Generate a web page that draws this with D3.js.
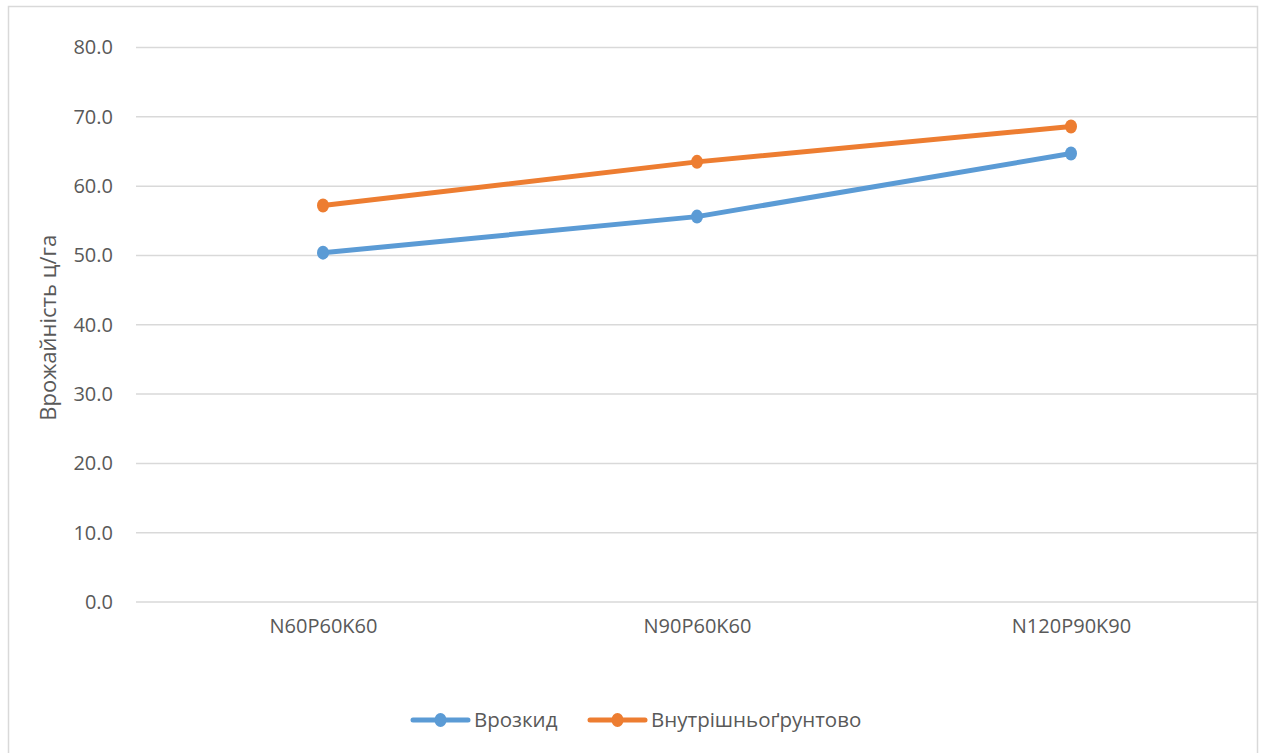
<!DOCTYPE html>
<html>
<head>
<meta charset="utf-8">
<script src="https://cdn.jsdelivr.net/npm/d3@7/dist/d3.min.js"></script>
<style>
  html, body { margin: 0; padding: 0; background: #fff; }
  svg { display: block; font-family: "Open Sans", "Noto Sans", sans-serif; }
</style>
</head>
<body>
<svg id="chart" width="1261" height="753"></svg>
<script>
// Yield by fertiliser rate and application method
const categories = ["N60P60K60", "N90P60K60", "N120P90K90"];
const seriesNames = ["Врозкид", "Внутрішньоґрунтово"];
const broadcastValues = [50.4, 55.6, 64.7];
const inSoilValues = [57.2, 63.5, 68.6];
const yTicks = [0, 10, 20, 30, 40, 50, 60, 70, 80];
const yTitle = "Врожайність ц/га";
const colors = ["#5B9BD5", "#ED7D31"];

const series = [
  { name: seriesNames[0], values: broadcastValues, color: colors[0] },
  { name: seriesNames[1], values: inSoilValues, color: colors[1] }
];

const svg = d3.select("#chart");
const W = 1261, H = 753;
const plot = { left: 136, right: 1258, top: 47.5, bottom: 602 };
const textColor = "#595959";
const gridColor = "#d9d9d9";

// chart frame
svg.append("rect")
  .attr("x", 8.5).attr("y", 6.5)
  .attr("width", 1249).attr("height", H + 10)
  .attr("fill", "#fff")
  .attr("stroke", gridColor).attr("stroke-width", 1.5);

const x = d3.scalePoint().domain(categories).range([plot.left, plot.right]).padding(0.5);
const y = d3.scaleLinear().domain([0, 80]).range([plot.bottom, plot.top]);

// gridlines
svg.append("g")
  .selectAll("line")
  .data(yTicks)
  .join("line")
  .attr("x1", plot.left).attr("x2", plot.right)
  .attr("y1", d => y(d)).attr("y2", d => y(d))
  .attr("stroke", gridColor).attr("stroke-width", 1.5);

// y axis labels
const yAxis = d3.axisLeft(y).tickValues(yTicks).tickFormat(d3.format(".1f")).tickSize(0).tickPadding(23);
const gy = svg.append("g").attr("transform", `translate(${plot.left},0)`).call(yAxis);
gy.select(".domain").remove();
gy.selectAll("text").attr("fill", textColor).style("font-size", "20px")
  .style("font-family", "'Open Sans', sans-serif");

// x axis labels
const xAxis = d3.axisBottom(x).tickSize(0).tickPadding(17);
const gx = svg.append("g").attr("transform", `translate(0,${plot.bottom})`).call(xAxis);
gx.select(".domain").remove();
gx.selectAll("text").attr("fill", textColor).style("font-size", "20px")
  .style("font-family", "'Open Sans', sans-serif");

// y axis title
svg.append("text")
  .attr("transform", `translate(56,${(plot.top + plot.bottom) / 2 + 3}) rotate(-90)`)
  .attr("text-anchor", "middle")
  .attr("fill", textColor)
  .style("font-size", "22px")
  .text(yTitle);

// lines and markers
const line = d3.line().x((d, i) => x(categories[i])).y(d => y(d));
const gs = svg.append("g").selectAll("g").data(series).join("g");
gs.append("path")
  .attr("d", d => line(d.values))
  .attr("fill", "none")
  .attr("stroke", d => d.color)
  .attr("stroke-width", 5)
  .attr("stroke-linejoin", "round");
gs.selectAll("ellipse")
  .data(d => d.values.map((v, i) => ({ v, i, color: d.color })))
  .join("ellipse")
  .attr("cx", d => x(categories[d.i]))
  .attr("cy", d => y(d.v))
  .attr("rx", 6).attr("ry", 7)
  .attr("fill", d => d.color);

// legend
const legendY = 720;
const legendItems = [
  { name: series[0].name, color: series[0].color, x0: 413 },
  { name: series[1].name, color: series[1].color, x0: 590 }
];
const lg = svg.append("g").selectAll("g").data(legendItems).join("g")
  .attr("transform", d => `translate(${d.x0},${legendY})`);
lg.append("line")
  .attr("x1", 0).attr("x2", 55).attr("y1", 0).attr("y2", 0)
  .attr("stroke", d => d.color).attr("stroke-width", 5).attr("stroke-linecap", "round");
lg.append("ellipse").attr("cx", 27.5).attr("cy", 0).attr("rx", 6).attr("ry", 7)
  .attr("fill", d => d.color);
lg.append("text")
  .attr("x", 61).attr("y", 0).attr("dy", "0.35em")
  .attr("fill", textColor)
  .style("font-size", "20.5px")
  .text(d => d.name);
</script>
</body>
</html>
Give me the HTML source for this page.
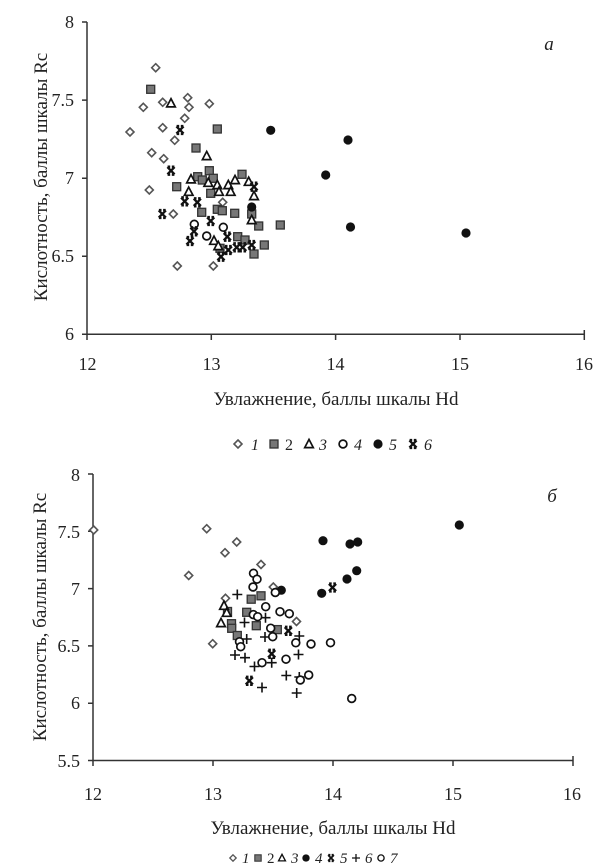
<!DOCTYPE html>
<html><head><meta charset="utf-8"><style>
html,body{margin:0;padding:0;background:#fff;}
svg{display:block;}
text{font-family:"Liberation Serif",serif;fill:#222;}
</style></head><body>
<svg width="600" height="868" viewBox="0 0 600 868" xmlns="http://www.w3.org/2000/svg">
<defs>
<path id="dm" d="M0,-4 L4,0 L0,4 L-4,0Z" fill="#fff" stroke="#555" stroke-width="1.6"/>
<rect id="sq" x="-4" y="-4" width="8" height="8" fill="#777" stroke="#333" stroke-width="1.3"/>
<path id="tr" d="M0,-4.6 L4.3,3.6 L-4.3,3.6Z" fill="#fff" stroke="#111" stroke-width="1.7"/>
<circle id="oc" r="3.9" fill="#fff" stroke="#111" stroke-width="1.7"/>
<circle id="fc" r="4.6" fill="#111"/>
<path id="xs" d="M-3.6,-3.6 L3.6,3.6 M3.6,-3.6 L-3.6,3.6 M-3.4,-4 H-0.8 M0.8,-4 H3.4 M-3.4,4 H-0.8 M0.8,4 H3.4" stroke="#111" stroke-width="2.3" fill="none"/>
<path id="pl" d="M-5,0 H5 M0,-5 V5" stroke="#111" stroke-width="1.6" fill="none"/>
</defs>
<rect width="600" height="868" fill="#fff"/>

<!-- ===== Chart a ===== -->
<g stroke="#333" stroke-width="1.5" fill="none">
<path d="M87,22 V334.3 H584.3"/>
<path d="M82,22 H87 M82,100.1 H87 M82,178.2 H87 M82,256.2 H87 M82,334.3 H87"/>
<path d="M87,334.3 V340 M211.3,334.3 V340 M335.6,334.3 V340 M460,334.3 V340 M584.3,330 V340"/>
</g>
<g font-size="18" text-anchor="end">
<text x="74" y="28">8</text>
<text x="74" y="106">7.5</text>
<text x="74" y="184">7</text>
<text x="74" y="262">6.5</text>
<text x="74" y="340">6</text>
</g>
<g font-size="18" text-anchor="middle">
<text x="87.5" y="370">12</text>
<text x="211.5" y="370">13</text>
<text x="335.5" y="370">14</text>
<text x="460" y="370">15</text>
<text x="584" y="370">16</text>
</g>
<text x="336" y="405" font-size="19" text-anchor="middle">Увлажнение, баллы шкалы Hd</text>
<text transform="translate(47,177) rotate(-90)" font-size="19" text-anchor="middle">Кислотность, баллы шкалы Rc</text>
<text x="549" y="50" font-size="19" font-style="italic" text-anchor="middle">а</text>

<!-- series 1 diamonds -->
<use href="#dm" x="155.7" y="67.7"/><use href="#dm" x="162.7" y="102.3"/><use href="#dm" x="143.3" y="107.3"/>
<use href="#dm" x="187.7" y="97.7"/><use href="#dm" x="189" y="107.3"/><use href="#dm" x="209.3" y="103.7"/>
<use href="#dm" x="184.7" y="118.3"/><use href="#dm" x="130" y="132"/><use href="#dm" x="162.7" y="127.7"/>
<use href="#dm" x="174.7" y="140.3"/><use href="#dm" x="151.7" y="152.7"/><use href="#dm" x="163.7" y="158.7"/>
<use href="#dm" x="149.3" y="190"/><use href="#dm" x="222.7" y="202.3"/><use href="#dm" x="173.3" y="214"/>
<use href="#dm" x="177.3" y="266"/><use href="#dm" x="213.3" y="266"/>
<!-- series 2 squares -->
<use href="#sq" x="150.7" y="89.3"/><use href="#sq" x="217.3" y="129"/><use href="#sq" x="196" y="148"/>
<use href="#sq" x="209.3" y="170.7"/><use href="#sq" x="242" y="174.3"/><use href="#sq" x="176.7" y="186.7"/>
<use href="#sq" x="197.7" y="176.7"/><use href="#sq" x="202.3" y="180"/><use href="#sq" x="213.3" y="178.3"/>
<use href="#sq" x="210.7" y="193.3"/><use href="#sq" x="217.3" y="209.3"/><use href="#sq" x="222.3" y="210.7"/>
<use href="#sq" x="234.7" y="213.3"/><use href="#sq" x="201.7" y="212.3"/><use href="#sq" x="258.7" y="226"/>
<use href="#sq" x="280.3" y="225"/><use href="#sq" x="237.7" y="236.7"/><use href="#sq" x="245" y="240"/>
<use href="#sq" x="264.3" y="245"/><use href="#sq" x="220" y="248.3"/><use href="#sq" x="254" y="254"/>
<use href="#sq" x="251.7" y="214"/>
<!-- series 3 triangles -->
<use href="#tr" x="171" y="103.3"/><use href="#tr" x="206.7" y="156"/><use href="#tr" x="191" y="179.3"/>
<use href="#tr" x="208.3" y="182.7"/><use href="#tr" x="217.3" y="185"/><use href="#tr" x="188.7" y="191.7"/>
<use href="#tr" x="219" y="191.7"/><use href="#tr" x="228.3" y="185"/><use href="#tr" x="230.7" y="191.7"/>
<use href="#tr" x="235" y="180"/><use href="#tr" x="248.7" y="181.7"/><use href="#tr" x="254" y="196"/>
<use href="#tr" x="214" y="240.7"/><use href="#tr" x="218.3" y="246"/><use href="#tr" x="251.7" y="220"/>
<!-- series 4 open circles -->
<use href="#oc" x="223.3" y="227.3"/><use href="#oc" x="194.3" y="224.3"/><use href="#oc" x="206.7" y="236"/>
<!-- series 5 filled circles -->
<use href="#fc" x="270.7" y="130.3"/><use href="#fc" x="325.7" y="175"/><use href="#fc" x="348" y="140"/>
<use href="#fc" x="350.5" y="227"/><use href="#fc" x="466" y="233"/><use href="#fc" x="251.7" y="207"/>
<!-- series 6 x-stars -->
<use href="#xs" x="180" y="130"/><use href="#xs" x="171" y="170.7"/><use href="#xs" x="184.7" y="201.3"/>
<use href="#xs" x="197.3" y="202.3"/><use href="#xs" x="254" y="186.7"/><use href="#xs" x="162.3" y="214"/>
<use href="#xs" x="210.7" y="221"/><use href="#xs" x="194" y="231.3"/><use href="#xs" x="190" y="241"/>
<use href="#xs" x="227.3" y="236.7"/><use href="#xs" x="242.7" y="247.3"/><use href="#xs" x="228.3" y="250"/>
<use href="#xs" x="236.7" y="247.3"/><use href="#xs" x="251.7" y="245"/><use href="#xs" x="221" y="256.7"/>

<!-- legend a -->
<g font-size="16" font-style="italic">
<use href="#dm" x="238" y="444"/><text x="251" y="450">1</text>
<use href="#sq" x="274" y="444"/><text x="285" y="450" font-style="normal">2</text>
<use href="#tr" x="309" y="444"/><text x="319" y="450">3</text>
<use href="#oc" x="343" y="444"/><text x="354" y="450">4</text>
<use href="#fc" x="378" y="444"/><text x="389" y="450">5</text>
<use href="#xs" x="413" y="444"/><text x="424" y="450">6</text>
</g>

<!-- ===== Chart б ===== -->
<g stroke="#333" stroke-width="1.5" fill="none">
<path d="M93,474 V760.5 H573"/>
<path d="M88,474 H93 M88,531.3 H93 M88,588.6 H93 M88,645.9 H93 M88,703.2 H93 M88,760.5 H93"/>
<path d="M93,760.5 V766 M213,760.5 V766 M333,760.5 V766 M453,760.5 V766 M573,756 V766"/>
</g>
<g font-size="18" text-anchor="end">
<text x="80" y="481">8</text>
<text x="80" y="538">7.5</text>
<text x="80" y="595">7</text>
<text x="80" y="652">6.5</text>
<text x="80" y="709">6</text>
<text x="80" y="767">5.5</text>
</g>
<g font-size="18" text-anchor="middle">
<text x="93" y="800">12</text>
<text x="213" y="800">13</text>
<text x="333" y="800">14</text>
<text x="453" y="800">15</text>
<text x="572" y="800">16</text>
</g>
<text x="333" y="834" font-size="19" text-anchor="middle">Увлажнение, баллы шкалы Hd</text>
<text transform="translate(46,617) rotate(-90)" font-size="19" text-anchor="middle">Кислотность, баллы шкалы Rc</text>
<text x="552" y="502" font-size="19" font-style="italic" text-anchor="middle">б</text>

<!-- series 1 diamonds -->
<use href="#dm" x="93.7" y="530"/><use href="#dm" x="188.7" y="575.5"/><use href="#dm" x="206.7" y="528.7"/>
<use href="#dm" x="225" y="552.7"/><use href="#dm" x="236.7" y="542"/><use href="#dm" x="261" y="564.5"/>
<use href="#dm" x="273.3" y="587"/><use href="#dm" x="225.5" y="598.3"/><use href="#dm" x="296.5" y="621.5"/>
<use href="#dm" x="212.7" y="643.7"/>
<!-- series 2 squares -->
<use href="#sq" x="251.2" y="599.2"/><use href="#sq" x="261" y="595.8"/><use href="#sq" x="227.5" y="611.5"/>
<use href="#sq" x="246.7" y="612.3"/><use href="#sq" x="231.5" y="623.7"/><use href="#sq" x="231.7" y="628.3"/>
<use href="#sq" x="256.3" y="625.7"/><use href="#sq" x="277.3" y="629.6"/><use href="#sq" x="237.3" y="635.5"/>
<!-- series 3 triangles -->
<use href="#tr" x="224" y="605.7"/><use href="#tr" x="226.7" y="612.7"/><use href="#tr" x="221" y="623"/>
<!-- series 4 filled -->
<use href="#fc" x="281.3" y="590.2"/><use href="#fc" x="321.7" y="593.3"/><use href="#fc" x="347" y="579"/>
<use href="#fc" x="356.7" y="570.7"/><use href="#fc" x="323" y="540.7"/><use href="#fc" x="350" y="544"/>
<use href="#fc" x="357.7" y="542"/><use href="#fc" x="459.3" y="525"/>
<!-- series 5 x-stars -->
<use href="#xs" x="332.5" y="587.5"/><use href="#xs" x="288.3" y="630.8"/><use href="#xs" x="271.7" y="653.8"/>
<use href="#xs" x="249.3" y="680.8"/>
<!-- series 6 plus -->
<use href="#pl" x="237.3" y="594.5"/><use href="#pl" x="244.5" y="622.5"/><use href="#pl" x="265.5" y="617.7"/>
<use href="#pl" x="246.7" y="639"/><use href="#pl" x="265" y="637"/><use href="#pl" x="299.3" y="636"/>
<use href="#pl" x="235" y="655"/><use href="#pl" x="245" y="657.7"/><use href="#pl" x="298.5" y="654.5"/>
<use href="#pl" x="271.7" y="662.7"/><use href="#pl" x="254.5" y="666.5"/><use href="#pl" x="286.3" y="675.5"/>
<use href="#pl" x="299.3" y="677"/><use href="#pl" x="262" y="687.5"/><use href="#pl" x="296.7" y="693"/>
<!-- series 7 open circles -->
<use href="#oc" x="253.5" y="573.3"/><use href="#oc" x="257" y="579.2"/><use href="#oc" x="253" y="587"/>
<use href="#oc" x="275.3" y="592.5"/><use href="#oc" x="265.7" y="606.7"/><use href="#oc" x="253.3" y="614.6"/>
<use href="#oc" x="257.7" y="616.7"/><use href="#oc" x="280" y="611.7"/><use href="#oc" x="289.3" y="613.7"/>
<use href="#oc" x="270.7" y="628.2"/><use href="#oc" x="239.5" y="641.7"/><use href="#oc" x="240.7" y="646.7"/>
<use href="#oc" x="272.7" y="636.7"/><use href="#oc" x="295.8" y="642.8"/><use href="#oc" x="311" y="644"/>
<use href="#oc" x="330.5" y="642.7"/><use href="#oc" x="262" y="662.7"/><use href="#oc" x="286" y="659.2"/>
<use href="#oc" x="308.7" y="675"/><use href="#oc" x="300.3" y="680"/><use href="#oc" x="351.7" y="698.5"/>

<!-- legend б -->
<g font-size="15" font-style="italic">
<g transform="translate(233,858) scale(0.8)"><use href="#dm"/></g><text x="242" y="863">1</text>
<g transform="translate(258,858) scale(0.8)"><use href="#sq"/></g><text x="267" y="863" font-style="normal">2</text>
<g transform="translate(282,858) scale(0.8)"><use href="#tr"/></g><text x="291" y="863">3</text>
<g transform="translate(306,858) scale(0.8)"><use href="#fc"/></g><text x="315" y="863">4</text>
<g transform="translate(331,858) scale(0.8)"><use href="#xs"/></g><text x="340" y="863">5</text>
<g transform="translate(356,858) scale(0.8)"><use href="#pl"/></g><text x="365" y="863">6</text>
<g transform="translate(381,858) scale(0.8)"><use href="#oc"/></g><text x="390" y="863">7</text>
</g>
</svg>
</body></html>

※ ※ ※

Note every line above where the string "page" shows up, and copy those lines.

Written solution -
Generate a web page that draws this with D3.js.
Give me the HTML source for this page.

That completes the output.